The editor writes "the stories I've chosen tell you more about me than I could ever tell you about them" (p.xvi). There's quite a range of styles and subjects nonetheless. Repeated themes including estranged fathers, returning exs, drugs, and more ghosts than usual. As usual with this series, authors have a chance at the end to told about their work.

  • "Complicities" - A failed artist lives on a little farm with his 3rd wife. A niece with an eating disorder stays with them for a few weeks.
  • "Fires" - In a forest landscape, a man's employed to cycle after a female athlete training at attitude. The runner starts a forest fire, pulling the man into a pond where they survive the night.
  • "Driving the Heart" - A driver for the organ transplant service trains a youngster. Partly based on the author's experiences.
  • "Jealous Husband Returns in Form of Parrot" - A woman buys a parrot, not knowing who the parrot was in a previous life. The story, told from the parrot's PoV, does a lot in relatively few words
  • "The Eve of the Spirit Festival" - A child of a Chinese academic living in States tries to cope with culture clashes after her mother dies. Does a ghost appear?
  • "Fitting Ends" - An elder, delinquent son is falsely accused once by his brother - the last straw. Rumours of a ghost. The author, Dan Chaon, wrote "I write hundreds of pages of fragments every year and put them in folders together, hoping they will mate ... I am always groping in the dark when it comes down to actually fitting pieces of these fragments together"
  • "The Silver Screen" - Malaysia and communism with elements of farce thrown in.
  • "Ysrael" - by Junot Diaz. I still have trouble with this author's work.
  • "Sleep" - A widower comes to terms with his situation.
  • "Paper Lantern" - It starts in one genre and ends in another. The author wrote that it "started out ... as a two-page prose poem about writing prose poems"
  • "The Incredible Appearing Man" - an ex repeatedly appears in disguise to a young mother. "I loved him because we could argue without making up in bed. I loved him because we could do our laundry on Friday night and call it a date" (p.144).
  • "Intertextuality" - Irish immigrants in the US
  • "Past My Future" - a Lolita story from the girl's PoV
  • "Bright Winter" - epistolary. A father's trying to communicate with his religious cult son in the 1800s
  • "In Roseau" - Set in Dominica. A girl sent to a couple becomes pregnant
  • "Shades" - a 14 y.o boy briefly meets his father for the first time
  • "A Stand of Fables" - The 1st part's rather slow.
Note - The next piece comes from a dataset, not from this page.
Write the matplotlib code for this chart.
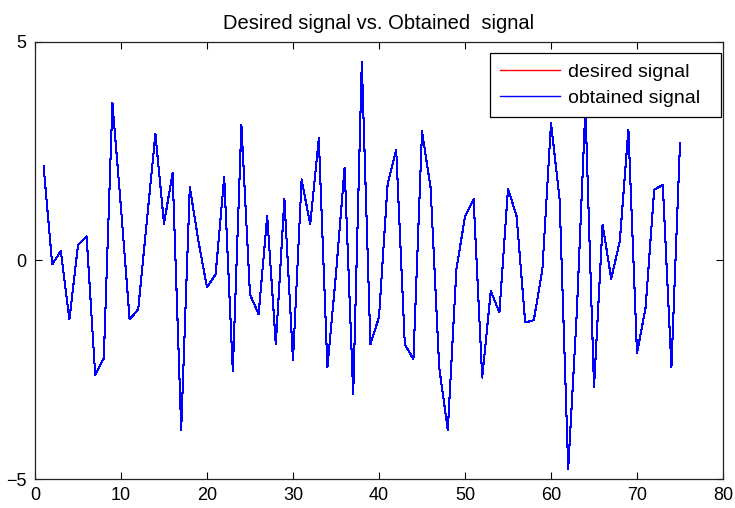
import numpy as np
import matplotlib
matplotlib.use("Agg")
import matplotlib.pyplot as plt

# sample index and signal values
n = np.arange(1, 76)
obtained = [2.15, -0.09, 0.21, -1.35, 0.35, 0.55, -2.62, -2.24, 3.6, 1.2,
            -1.35, -1.12, 0.89, 2.89, 0.84, 2.0, -3.88, 1.68, 0.44, -0.62,
            -0.32, 1.9, -2.53, 3.1, -0.78, -1.23, 1.01, -1.92, 1.4, -2.28,
            1.85, 0.82, 2.79, -2.45, -0.3, 2.12, -3.06, 4.54, -1.92, -1.3,
            1.74, 2.53, -1.92, -2.26, 2.95, 1.66, -2.45, -3.88, -0.2, 1.0,
            1.4, -2.68, -0.7, -1.19, 1.64, 1.01, -1.42, -1.37, -0.2, 3.14,
            1.4, -4.77, -1.2, 3.5, -2.9, 0.82, -0.42, 0.44, 2.99, -2.13,
            -1.08, 1.62, 1.72, -2.45, 2.69]
desired = list(obtained)

xticks = [0, 10, 20, 30, 40, 50, 60, 70, 80]
yticks = [-5, 0, 5]

plt.rcParams['font.family'] = ['Liberation Sans Narrow', 'Liberation Sans', 'DejaVu Sans']

fig = plt.figure(figsize=(7.35, 5.08), dpi=100)
ax = fig.add_axes([35 / 735, 29 / 508, 688 / 735, 437.3 / 508])

# desired signal sits right under the obtained one
ax.plot(n, desired, color='red', linewidth=0.75, antialiased=False,
        label='desired signal  ')
ax.plot(n, obtained, color='blue', linewidth=0.75, antialiased=False,
        label='obtained signal  ')

ax.set_xlim(0, 80)
ax.set_ylim(-5, 5)
ax.set_xticks(xticks)
ax.set_yticks(yticks)
ax.tick_params(direction='in', length=5, width=0.8, top=True, right=True,
               labelsize=13, pad=6)
for s in ax.spines.values():
    s.set_linewidth(0.9)
    s.set_color('#222222')

ax.set_title('Desired signal vs. Obtained  signal', fontsize=14.5, pad=9)

leg = ax.legend(loc='upper right', bbox_to_anchor=(0.9967, 0.9735),
                borderaxespad=0, fancybox=False, framealpha=1,
                edgecolor='black', handlelength=3.1,
                prop={'family': 'Liberation Sans', 'size': 14},
                borderpad=0.5, labelspacing=0.45, handletextpad=0.4)
leg.get_frame().set_linewidth(0.9)
for line in leg.get_lines():
    line.set_linewidth(1.0)

fig.savefig('out.png', dpi=100)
Overall I like it.
  • "Ghost Girls" - More ghosts. It's by Joyce Carol Oates. Here's a sample - "Brownlee spat out the rest of what was in his mouth and climbed into the cockpit behind us with a grunt. The plane creaked beneath his weight. Momma was holding me tight murmuring under her breath Oh God, oh Jesus, her quick warm breath, her beery-sour breath in my face. She'd been drinking beer in the car, her and the man who'd driven us to the airport whose name I didn't know, a six-pack she'd taken from the refrigerator on our way out the door. No time for Momma to throw together more than a few things of ours in her zebra-stripe tote bag. We'd only been living in the farmhouse off a dirt road outside Marsena for about two weeks, there were other people living there too and trouble of some kind and Daddy drove away in the night and next day men came by to ask ask him, yesterday morning two Eden County sheriff's deputies. The first thing you hear when a police car turns up the drive is radio voices, rachety and loud. Looking for Lucas Boone, they said. The German Shepherd was barking like crazy straining at the leash, neck hairs bristling and ears laid back and one of the deputies had his pistol drawn ready to fire but Happy was tied to a clothesline post and Mamma was screaming, Don't shoot him please! - he's no harm to you! and the deputy didn't shoot Happy" (p.228-9)
  • "Sculpture I" - a mature, married Pakistani male art student befriends a young US female life-model.
  • "Some Say the Word" - An arsonist step-daughter and her step-father spy on the mother having an affair with her ex.
  • "The Trip to Halawa Valley" - we gradually learn about the characters (a couple divorced a few years before) and their pasts - "But in the morning she was sorry. He was an adroit lover, always had been. After years apart they made love with the excitement of strangers, the tantalizing sense of discovery mellowed by trust. Strangers who knew their way around. Some frozen place in her, shockingly cold, had thawed a bit, and its tenderness was not welcomed or comfortable" (p.279)
  • "If You Sing Like That for Me" - Set in Delhi. Heavy foreshadowing in the first paragraph.
  • "All Shall Love Me and Despair" - A junkie, Scout, and his lover, Annie, go away together
    "Don't like all the rain. Being snail meat."
    "You like the bookstore."
    "I love selling cat cartoons to grandmas."
    "Sco-ut." Annie sighs, a cinematic, exasperated sigh. She wait for one of them to get serious. After a minute Scout says, "You want me to say I like being straight."
    They listen to the rain, its multitude of voices. "Well, do you?"
    The author wrote "I wanted the story to hinge or unify itself with a series of repetitions and interlocking images: water, birds, flight, God, sugar, junk, and so on. It's something of a contrivance to have Scout kill himself"
  • "Xmas, Jamaica Plain" - 2 prostitutes break into a house to spend the night, touching and using many things - "I'm your worst fear", begins the story

I didn't see much in "The Eve of the Spirit Festival", "In Roseau" (included although it broke the rule about excluding extracts from novels), "Shades", or "Sculpture I". "Bright Winter" delivered too little given its length, though it ends well.